Among them, an unruly unknown collective that became household names including Bachman-Turner Overdrive, Loverboy and, more recently, Michael Bublé and Jann Arden.
His thirst for success and bullheaded negotiating skills helped his clients collectively sells the better part of 100 million records and earn millions in royalties and box-office earnings.
As the story goes, a young Adams approached Allen, then riding the crest of a wave with BTO, wanting him to manage him. Still very much a greenhorn in the music business, Allen wavered in signing Adams, at which point the young buck lashed out and famously kicked an aluminum garbage can in his office. Until five years ago, when I last was in his office, that dented can remained in Allen’s office as a reminder of a deal done on a handshake. Adams’ anger was Allen’s confirmation that the kid was driven and sincere.

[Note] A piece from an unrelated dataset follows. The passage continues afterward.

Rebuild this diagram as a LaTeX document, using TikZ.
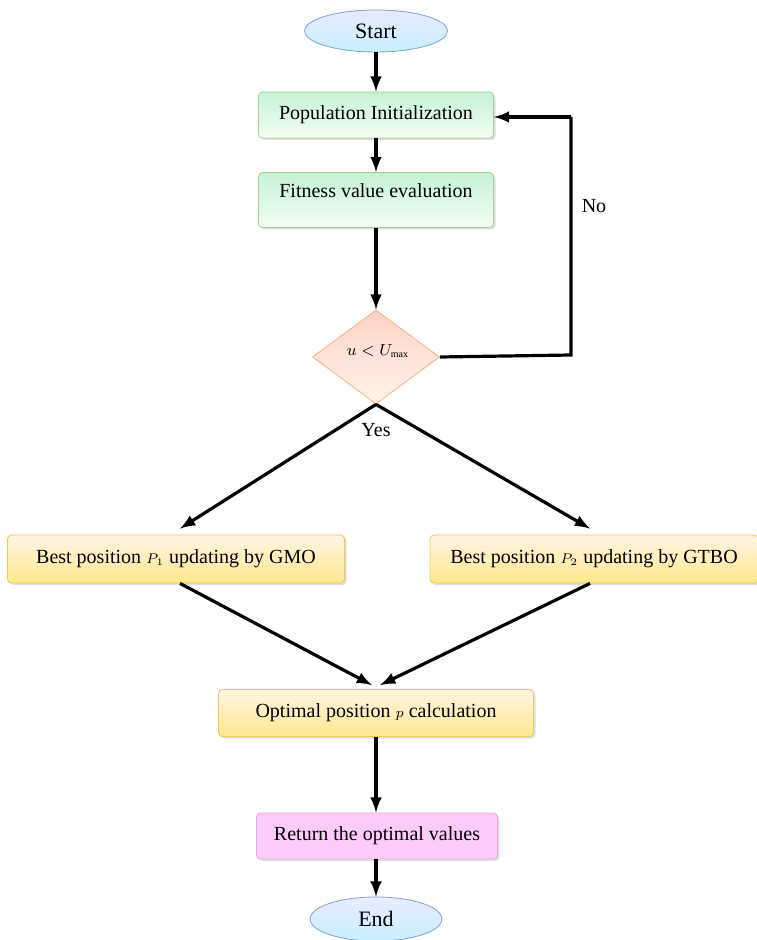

Managers come in many shapes and colours. Some suck the lifeblood from their clients and live off percentages. Others see the potential in them and look for newfound opportunities. Allen has always been an ingenious innovator and a lifelong friend to his acts. He told me once that he phoned or spoke in person with them at least three times, sometimes as many as five times a day. He was wedded to them.
He believed in them, and his sole mission was to build their careers the best way he knew was to follow the dollar and build wealth for them listing with blue-blooded clients that led him from Brunei to Buckingham Palace.
There has been no acknowledgement of the falling out, but Bruce Allen Talent’s website no longer acknowledges Adams as a client, and Adams’ website similarly has no acknowledgement of Allen as his manager. Insiders say that Adams, short-term, is managing his affairs. Billboard Canada FYI has reached out to both Adams and Allen, as well as their management companies and artist agencies, and none has provided comment as of press time.
A multi-millionaire with income derived from royalty streams from his lengthy and uber-successful career as a singer-songwriter (and photographer), Adams continues to earn as much as US$350K in 2022 with an estimated US$75M in net worth.
Anecdotally, the breach in the handshake agreement is believed to be in a disagreement between the manager and artist over future direction, in particular Adams’ insistence on spending on new albums.
Unsubstantiated and uncorroborated by either side is a rumoured divisive argument over new material.
Allen, a sage reader of popular opinion, is believed to have argued about overspending on new albums and videos, whereas client Bryan Adams has spent big money on his last contracted albums with Universal, and a 2021 deal with RCA. Both albums cost a bucket of cash and earned him questionable additional box office dollars.
It's an age-old argument with heritage acts that want to remain relevant and record new material; whereas wisdom has shown that young and old fans have singular interests in having aging hit acts replicate hit songs on tour.
Adams is as smart at crafting hit songs as he is at photographing iconic artists and extending his career, but without Allen as his manager, untethered his career and his income streams are less predictable as a weather forecast in late autumn. For former manager Bruce Allen, Adams’ exit is likely as sad as it is welcomed. Adams’ global reach is a nightmare of entry visas, tour red tape, and local tax and currency exchanges.